Archive for January, 2010


January 9, 2010


With greater emphasis on job creation by state and local officials, economic developers are facing increased pressure for success measured in the number of new jobs created.  This comes at a time when state, local and private funding for economic development programs is more difficult to secure.  These trends plus, renewed national policy direction toward “regional’ approaches toward economic development, require new organizational thinking – a framework of locally sponsored regional economic development agencies.

Historical Perspective

When it comes to new business development, counties and local governments across the country traditionally have worked independently from each other — each promoting its own jurisdictional areas to attract new business and industry.

In many instances, these efforts were undertaken at the expense of the other.   Suburban areas, for example, often sought to gain a competitive edge by focusing on negative aspects of inner city life — high wage or property taxes, declining transportation systems, crime and the lack of affordable housing.    Too often it was the major center city areas that suffered — as people and businesses fled to the suburbs — away from the problems of the decaying center cities.

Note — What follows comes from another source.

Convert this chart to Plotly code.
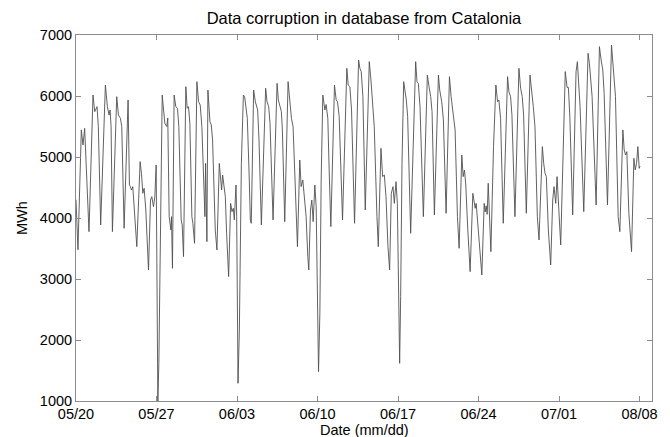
import plotly.graph_objects as go

# Hourly demand trace, stored as (hours since 05/20 00:00, MWh) vertices
hours = [
    0, 4.1, 11.1, 14.6, 18.1, 21.5, 27.1, 35.5, 39, 43.9, 46.6, 51.5,
    61.3, 65.5, 69, 71.1, 73.2, 76, 85, 88.5, 92.7, 95.5, 100.4,
    108.7, 111.5, 113.6, 115.7, 118.5, 121.3, 126.9, 133.8, 136.6, 139.4,
    142.2, 145.7, 151.3, 155.5, 158.2, 161.7, 164.5, 167.3, 168.7, 170.8,
    172.9, 175.7, 179.9, 185.4, 189.5, 191.5, 194.4, 197.9, 199.3, 201.3,
    204.8, 208.3, 211.8, 214.6, 219.5, 221.6, 224.4, 229.2, 232, 234.8,
    237.6, 241.8, 243.9, 247.4, 252.3, 255.8, 259.2, 262.7, 266.9, 269,
    270.4, 271.8, 273.2, 275.3, 279.5, 282.3, 285, 290.6, 294.1, 299,
    301.8, 303.9, 306, 308.8, 311.6, 314.3, 318.5, 322.7, 325.5, 328.3,
    330.4, 333.9, 335.3, 338.1, 340.9, 345.1, 349.3,
    351.9, 355.4, 357.5, 361, 363.8, 365.8, 370.7, 374.2, 377, 379.1,
    381.9, 386.8, 395.8, 398.6, 402.1, 404.9, 411.2, 419.6, 422.3, 425.8,
    428.6, 430.7, 435.6, 442.6, 446.1, 449.6, 453, 457.9, 462.1, 467,
    469.8, 473.3, 476.1, 480.2, 483.7, 485.8, 489.3, 492.1, 494.9, 498.4,
    501.2, 504, 506.1, 508.9, 511.6, 515.1, 519.3,
    522, 525.5, 528.3, 531.8, 539.4, 542.9, 545.7, 549.2, 556.2, 565.2,
    568, 571.5, 575, 581.3, 589.7, 592.4, 595.2, 598.7, 603.6, 612,
    615.5, 618.9, 622.4, 628, 630.8, 636.4, 639.9, 643.4, 646.9, 651,
    654.5, 658, 661.5, 664.3, 667.8, 670.6, 673.4, 675.4, 677.5, 680.3,
    683.8, 686.5,
    689.3, 692.1, 694.9, 698.4, 708.8, 711.6, 714.4, 717.9, 724.9, 733.2,
    736.7, 740.2, 743, 747.9, 756.3, 759, 763.2, 766.7, 772.3, 779.3,
    782.8, 787.6, 791.1, 796, 799.5, 805.1, 807.9, 810.7, 813.4, 817.6,
    822.5, 828.1, 830.9, 833, 835.1, 840, 842.7, 846.9, 851.8, 853.9,
    856, 858.1, 860.2, 862.3, 865.8,
    871.3, 876.2, 879.7, 882.5, 886, 891.6, 900.6, 903.4, 906.9, 909.7,
    916, 924.3, 927.8, 931.3, 934.1, 939.7, 947.4, 950.9, 954.3, 957.8,
    962.7, 966.2, 973.2, 976, 978.8, 981.5, 985.7, 990.6, 994.8, 997.6,
    1001.1, 1003.9, 1008, 1011.5, 1021, 1024.8, 1027.5, 1030.6,
    1036.5, 1043.5, 1046.3, 1049.1, 1051.9, 1059.6, 1068.6, 1071.4, 1074.2,
    1077, 1085.4, 1092.3, 1095.8, 1099.3, 1102.1, 1109.1, 1117.5, 1120.2,
    1123, 1125.8, 1131.4, 1134.9, 1141.2, 1144, 1146.8, 1149.5, 1153.7,
    1159.3, 1164.2, 1167, 1169.8, 1172.5, 1175.3, 1177,
]

mwh = [
    4300, 3480, 5443, 5197, 5470, 4896, 3776, 6016, 5743, 5825, 5497, 3886,
    6180, 5825, 5689, 5770, 5497, 3776, 5989, 5689, 5634, 5497, 3831,
    5935, 4541, 4514, 4459, 4514, 4131, 3530, 4924, 4732, 4405,
    4487, 4131, 3148, 4295, 4350, 4186, 4350, 4869, 3257, 1000,
    1618, 3804, 6016, 5552, 5500, 5640, 4022, 3804, 4022, 3175,
    6016, 5825, 5798, 5497, 3968, 3886, 3367, 6153, 5798, 5825,
    5552, 4022, 3913, 3585, 6235, 5907, 5853, 5497, 4240, 4022,
    4896, 4022, 3612, 6098, 5579, 5525, 5279, 3804, 3476, 4896,
    4623, 4459, 4705, 4459, 4350, 3749, 3039, 4240, 4104, 4159,
    3968, 4541, 4022, 1290, 2165, 4896, 6016,
    5989, 5743, 5634, 4787, 3968, 3913, 6098, 5907, 5798, 5771,
    5279, 3886, 6126, 5907, 5825, 5552, 3968, 6208, 5935, 5825,
    5743, 5443, 3940, 6235, 5880, 5634, 5497, 4405, 3530, 4951,
    4514, 4623, 4377, 4022, 3367, 3148, 4131, 4295, 3940, 4541,
    4186, 2438, 1481, 2438, 4623, 6016, 5771,
    5860, 5634, 4787, 3858, 6180, 5935, 5907, 5661, 3968, 6454,
    6180, 6153, 5771, 3913, 6590, 6454, 6399, 5989, 4131, 6563,
    6262, 5935, 5497, 4022, 3530, 5142, 4678, 4705, 4350, 3530,
    3148, 4405, 4514, 4240, 4596, 4240, 2711, 1618, 2711, 4896,
    6235, 6098,
    5935, 5661, 4896, 3749, 6563, 6235, 6208, 5825, 4022, 6344,
    6153, 5989, 5743, 4050, 6344, 6098, 5907, 5607, 4077, 6317,
    5989, 5689, 5443, 4022, 3503, 5033, 4678, 4787, 4541, 3804,
    3121, 4405, 4295, 4159, 4240, 3804, 3530, 3066, 4240, 4100,
    4200, 4060, 4569, 4022, 3448,
    5170, 6180, 5907, 5935, 5634, 3913, 6317, 6071, 5989, 5689,
    4022, 6454, 6126, 5989, 5689, 4077, 6344, 6098, 5825, 5497,
    4022, 3640, 5170, 4896, 4732, 4678, 3804, 3230, 4295, 4514,
    4240, 4678, 4022, 3558, 6400, 6140, 6140, 5650,
    4050, 6399, 6563, 6235, 5825, 4104, 6700, 6536, 6317,
    5989, 4213, 6809, 6590, 6426, 6044, 4213, 6836, 6590,
    6262, 5989, 4022, 3776, 5443, 5115, 5033, 5088, 4077,
    3448, 4978, 4787, 4896, 5170, 4814, 4850,
]

# Weekly date ticks
tick_hours = [0, 168, 336, 504, 672, 840, 1008, 1176]
tick_labels = ["05/20", "05/27", "06/03", "06/10", "06/17", "06/24", "07/01", "08/08"]
y_ticks = [1000, 2000, 3000, 4000, 5000, 6000, 7000]

frame = "#8c8c8c"
font_family = "Liberation Sans, Arial, Helvetica, sans-serif"

fig = go.Figure()
fig.add_trace(go.Scatter(
    x=hours, y=mwh, mode="lines",
    line=dict(color="#505050", width=0.9),
    hoverinfo="skip",
))

axis_common = dict(
    showline=True, linecolor=frame, linewidth=1, mirror="ticks",
    ticks="inside", ticklen=5, tickcolor=frame, tickwidth=1,
    showgrid=False, zeroline=False,
    tickfont=dict(family=font_family, size=14.5, color="black"),
)

fig.update_layout(
    width=670, height=437,
    margin=dict(l=76, r=18, t=35, b=36),
    paper_bgcolor="white", plot_bgcolor="white",
    showlegend=False,
    font=dict(family=font_family, size=14.5, color="black"),
    title=dict(
        text="Data corruption in database from Catalonia",
        x=0.5, xref="paper", xanchor="center",
        y=1 - 18.5 / 437, yref="container", yanchor="middle",
        font=dict(family=font_family, size=16.5, color="black"),
    ),
    xaxis=dict(range=[0, 1202], tickvals=tick_hours, ticktext=tick_labels, **axis_common),
    yaxis=dict(range=[1000, 7000], tickvals=y_ticks, ticktext=[str(v) for v in y_ticks], **axis_common),
    annotations=[
        dict(text="Date (mm/dd)", xref="paper", yref="paper", x=0.5, y=0,
             xanchor="center", yanchor="middle", yshift=-28.5, showarrow=False,
             font=dict(family=font_family, size=14.5, color="black")),
        dict(text="MWh", xref="paper", yref="paper", x=0, y=0.5,
             xanchor="center", yanchor="middle", xshift=-54, textangle=-90,
             showarrow=False,
             font=dict(family=font_family, size=14.5, color="black")),
    ],
)

fig.write_html("out.html")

But times have changed.  Rather than treating cities and suburbs as separate entities, economic development practitioners today strive to find ways for various levels of government, governmental agencies, economic development organizations, and business and community groups to work together.  Instead of fighting each other, the idea is to use a coördinated “regional” approach to maximize development opportunities for the region as a whole.

Why Regionalism? 

There are several important reasons why the trend toward regionalism is accelerating.  First, the federal government — a long time source of funds for economic development activities — has recently renewed its interest in regional economic development.  Before the idea of regionalism became an accepted development strategy, counties, cities and other local economic development groups were largely uncoordinated.  They also duplicated efforts or overlapped each other in terms of goals and objectives. During the 1980 & 90’s, there was such a proliferation of local and specialized agencies throughout the country that many funding sources for economic development were completely dissipated.  No longer able to turn to the state or federal government to subsidize economic development agency operations, many of the “stand-alone” economic development groups realized that “regionalism” maybe the only means to fund economic development programs.

Working Together

Regional efforts offer several distinct advantages.  One of the most important is the development of a uniform message about the region.   To maximize their chances at attracting new businesses and industries from the outside, suburban communities now realize they too, must build and enhance the overall positive image of the regional area as a place for business growth and expansion.

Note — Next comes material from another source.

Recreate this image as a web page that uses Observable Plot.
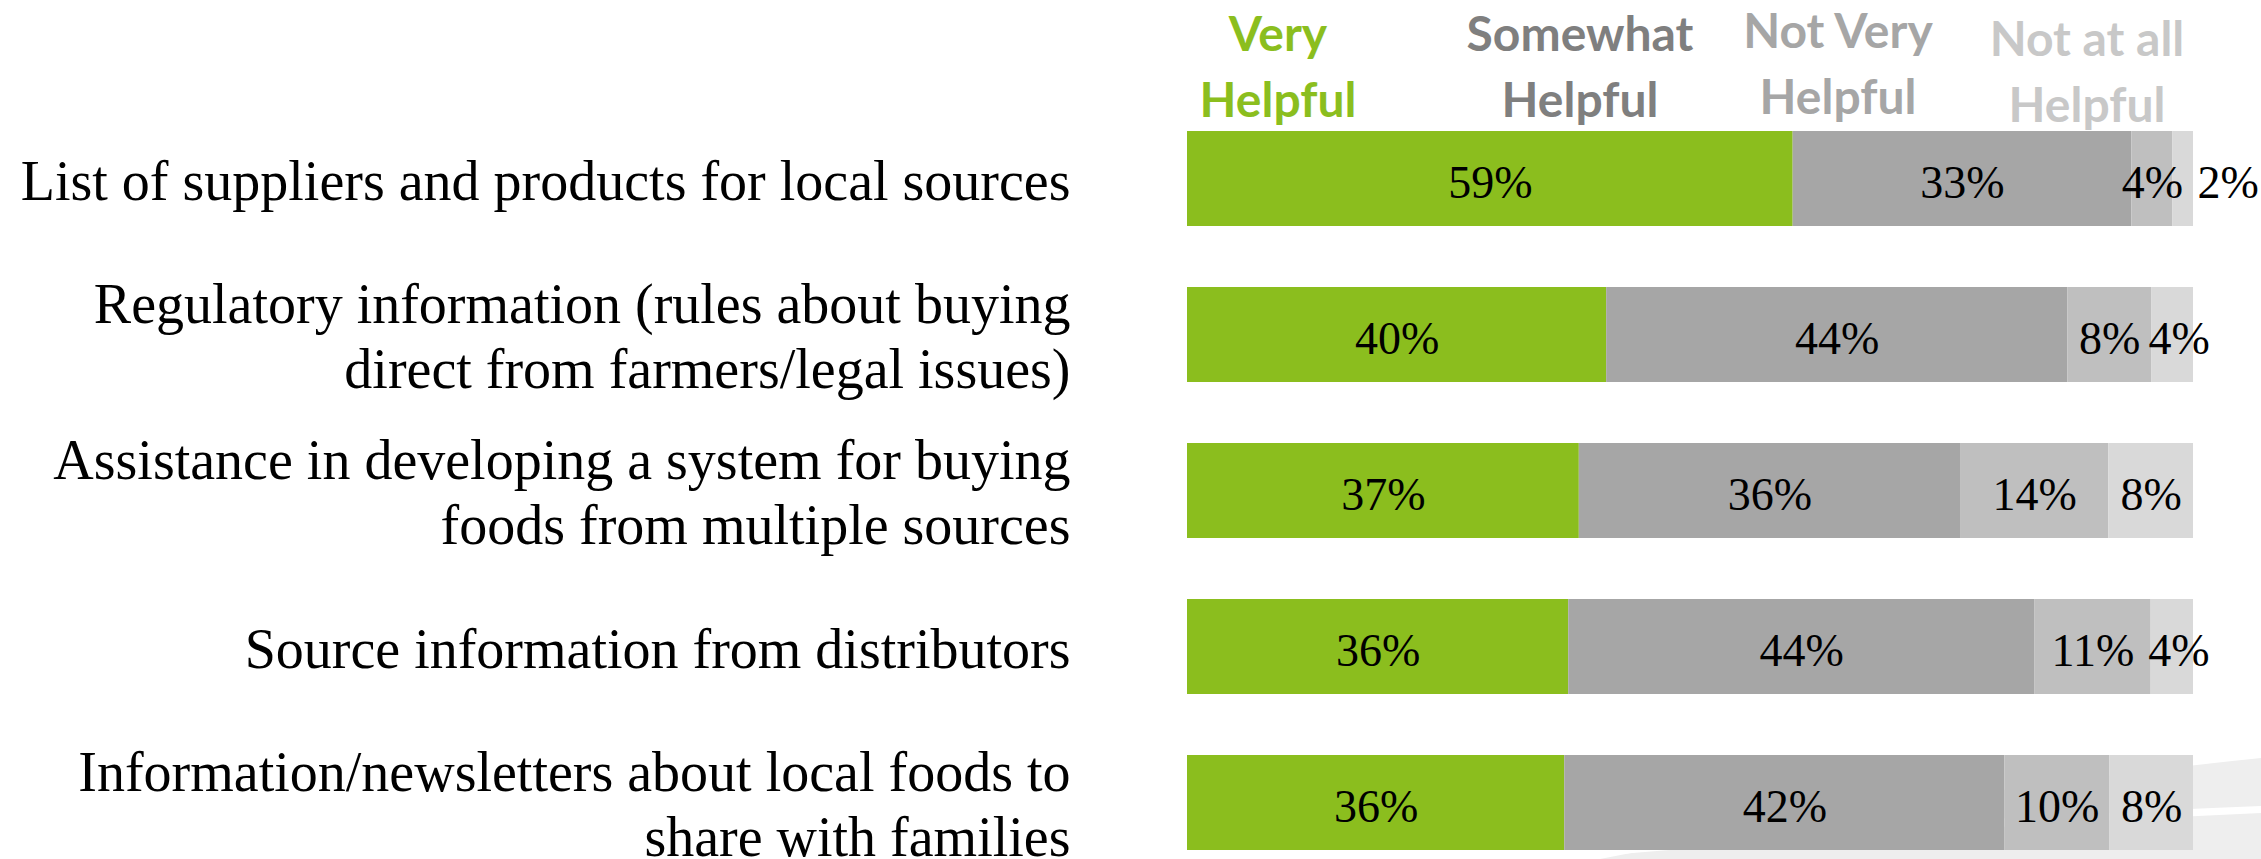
<!DOCTYPE html>
<html><head><meta charset="utf-8">
<script src="https://cdn.jsdelivr.net/npm/d3@7"></script>
<script src="https://cdn.jsdelivr.net/npm/@observablehq/plot@0.6"></script>
<style>
body{margin:0;background:#fff;width:2261px;height:859px;overflow:hidden;position:relative}
#bg{position:absolute;left:0;top:0;z-index:0}
#legend{position:relative;height:130px;width:2261px;z-index:1}
#chart{position:relative;z-index:1}
.lg{position:absolute;transform:translateX(-50%);text-align:center;font-family:Lato,sans-serif;font-weight:bold;font-size:48px;line-height:66px;white-space:nowrap}
.lg0{left:1278px;top:0px}
.lg1{left:1580px;top:0px}
.lg2{left:1838px;top:-3px}
.lg3{left:2087px;top:5px}
</style></head><body>
<svg id="bg" width="2261" height="859">
  <path d="M1600,859 Q1950,790 2261,758 L2261,859 Z" fill="#eeeeee"/>
  <path d="M1450,859 Q1900,820 2261,806 L2261,813 Q1920,828 1560,859 Z" fill="#ffffff"/>
</svg>
<div id="legend"></div>
<div id="chart"></div>
<script>
const categories = [
  "List of suppliers and products for local sources",
  "Regulatory information (rules about buying\ndirect from farmers/legal issues)",
  "Assistance in developing a system for buying\nfoods from multiple sources",
  "Source information from distributors",
  "Information/newsletters about local foods to\nshare with families"
];
const levels = ["Very Helpful", "Somewhat Helpful", "Not Very Helpful", "Not at all Helpful"];
const legendLines = [["Very", "Helpful"], ["Somewhat", "Helpful"], ["Not Very", "Helpful"], ["Not at all", "Helpful"]];
const veryHelpful = [59, 40, 37, 36, 36];
const somewhatHelpful = [33, 44, 36, 44, 42];
const notVeryHelpful = [4, 8, 14, 11, 10];
const notAtAllHelpful = [2, 4, 8, 4, 8];
const barColors = ["#8BBE1E", "#A6A6A6", "#BFBFBF", "#D9D9D9"];
const legendColors = ["#8BBE1E", "#7F7F7F", "#A6A6A6", "#C8C8C8"];

const series = [veryHelpful, somewhatHelpful, notVeryHelpful, notAtAllHelpful];
const data = categories.flatMap((c, i) => levels.map((l, j) => ({category: c, level: l, value: series[j][i]})));

const legend = document.getElementById("legend");
levels.forEach((l, j) => {
  const d = document.createElement("div");
  d.className = "lg lg" + j;
  d.style.color = legendColors[j];
  d.innerHTML = legendLines[j].join("<br>");
  legend.appendChild(d);
});

const lastLevel = levels[levels.length - 1];
const isNarrowLast = d => d.level === lastLevel && d.value <= 4;
const pct = d => d.value + "%";
const stackOpts = {x: "value", y: "category", z: "level", offset: "normalize"};
const textStyle = {fontSize: 46, fill: "#000", dy: 4};
const chart = Plot.plot({
  width: 2261,
  height: 729,
  marginLeft: 1187,
  marginRight: 68,
  marginTop: 0,
  marginBottom: 9,
  style: {fontFamily: "'Liberation Serif', serif", color: "#000", background: "transparent"},
  x: {axis: null, domain: [0, 1]},
  y: {domain: categories, paddingInner: 0.392, paddingOuter: 0, axis: null},
  color: {domain: levels, range: barColors},
  marks: [
    Plot.barX(data, Plot.stackX({...stackOpts, fill: "level"})),
    Plot.text(data, Plot.stackX({...stackOpts, ...textStyle, text: d => isNarrowLast(d) ? null : pct(d)})),
    Plot.text(data, Plot.stackX1({...stackOpts, ...textStyle, text: d => isNarrowLast(d) && d.value >= 3 ? pct(d) : null, textAnchor: "start", dx: -3})),
    Plot.text(data, Plot.stackX2({...stackOpts, ...textStyle, text: d => isNarrowLast(d) && d.value < 3 ? pct(d) : null, textAnchor: "start", dx: 4})),
    Plot.axisY({tickSize: 0, tickPadding: 117, fontSize: 56, lineHeight: 1.16, textAnchor: "end", fill: "#000", label: null})
  ]
});
document.getElementById("chart").appendChild(chart);
</script>
</body></html>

That attitude can be especially apparent in large-scale projects such as industrial/business park developments, airport expansions, a major highway development, and waterfront developments — most of which involve a high level of public/private interaction.  Such projects can provide significant benefits not only to the specific local government but to outlying areas.

A regional approach can also mean significant savings from a marketing standpoint — thanks in large part to the economies of scale that become apparent through the coordination of several groups’ combined resources.  Their combined resources give these development groups the opportunity to realize “more bang for the buck” in their advertising, marketing and public relations activities, as they actively promote the advantages of their region.

Setting the Pace

Regionalism is an approach to economic development is more than a theory.  It’s an idea that is taking off in many sections of the country.  It is based on the understanding that regions defined by trade relationships among existing businesses provide an economic competitive advantage to businesses thus allowing them to grow and prosper faster and to a greater degree that if they where located in another local.  It also gives rise to the notion that the competitive advantage is supported by certain unique employee skill sets within the workforce supporting the success of these businesses. 

Leading economic development organizations use these competitive advantages to both encourage existing businesses growth and expansion and to lure new business location.

Hang Together

More and more rural and urban regions across the nation are finding increased value in cooperation, rather than competition.  The logic behind this trend is fairly straight forward.  As communities plan for the future, they will need to maximize their increasingly limited resources.  Many areas already face major problems that simply have become too big for one community or area to handle alone — problems such as better municipal services, road improvements and maintenance, mass transit, job training, education and economic growth.  If they can somehow enhance those resources by attracting new businesses and industries, the burden will funded, in part, by increased population and tax revenue and not left solely to existing tax payers.

One economic development official put is more simply:  “A bigger pie means more pieces for everyone.”  Only by working together using a regional effort will counties, cities and suburban communities be able to produce effective solutions to such problems.

In fact, policymakers who refuse to consider a regional outlook may take a lesson from our Founding Fathers.  It was Benjamin Franklin, after all, who stresses the need for cooperation among his fellow signers of the Declaration of Independence with the observation: “Surely, gentlemen, if we don’t all hang together, we will hang separately”.